Nicole Holofcener has been driving me to the cliff of insanity with her movies for years. The writer/director of such Lovely & Amazing, Walking & Talking, and Friends with Money, her films are always superbly cast but devoid of real emotion. You can always find Catherine Keener entrenched in the middle somewhere, pulling grunt duty trying to bring any emotional weight she can to Holofcener's consistent story of upper middle class W.A.S.P. angst. I look at the director as the female version of Guy Ritchie. Not that she makes action flicks, but in that if I strung all of her films together without breaks you'd never know the difference. They all look and feel the same. Please Give is no different, but in its attempt to explore the contradictions and hypocracies of its characters it is absolutely her best work to date.
Kate(Keener) and Alex(Oliver Platt) spend way too much together. Afterall they are married, with a teenage daughter suffering from bad skin and chronic insecurity. They own a high-end furniture store in Manhattan, buying up the merchandise of the deceased then marking them up to ridiculous prices for sale. It's a scummy job, but apparenly somebody's gotta do it. Adding to the yuck factor is their vulture-like hovering over their next door neighbor, an elderly woman named Andra. Kate and Alex have an agreement that when she finally kicks the bucket they get first dibs on her apartment, which will become part of an expansion. She's a feisty old goat, though, tended to by her loving granddaughter, Rebecca(Rebecca Hall). The other granddaughter, Mary(Amanda Peet), is a shallow, superficial facialist who never holds back from showing her hatred towards Andra.

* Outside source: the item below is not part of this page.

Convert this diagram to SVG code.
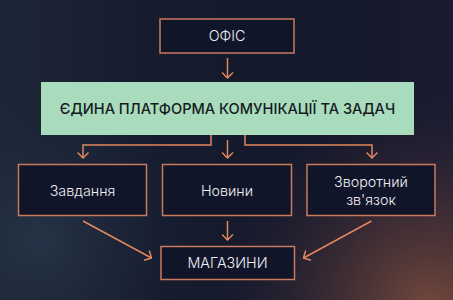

Kate doesn't know how to feel. She adores her upper class lifestyle, but simulanteously feels guilty when confronted by those who are less fortunate. Yet she continues to take advantage of those very same people. She deprives her own daughter, preferring to give money to strangers than family. Her relationship with Alex is less husband/wife and more co-worker/buddy, and she's starting to wonder if it'll ever be the way it used to be.
After about twenty minutes I was tempted to walk out of the theater, not willing to sit through another Holofcener whine fest. Then a funny thing happened and these characters started to become real. My biggest problem with her work isn't necessarily that she's a poor writer or the acting is awful, but that we're never really given a reason to care. Not that the problems of the upper class are any less burdensome than anybody else's, but we need to be shown why we should even try to relate. These are all very shallow people, and their problems don't go beyond the surface level. Kate is the only one who recognizes her own nature, and that recognition further erodes her self-confidence. It's not a role that I'm used to seeing Catherine Keener play, which might be why it struck such a chord with me. I wish all of the other characters got the attention that Kate does. Unfortunately most of their ventures don't get much screen time and never amount to much. I'd like to say that Rebecca Hall continues her streak of stand out performances, but her character is too much the reverse of everybody else. Where they are all hatable, she's way too saintly to be believed.
Please Give isn't exactly a walk in the park. It's not cheerful at all, and most of the characters are either loathsome or pitiful. But they are fun to watch as they crash about in their shallow lives, and there's even the possibility of a happy ending if you look closely enough.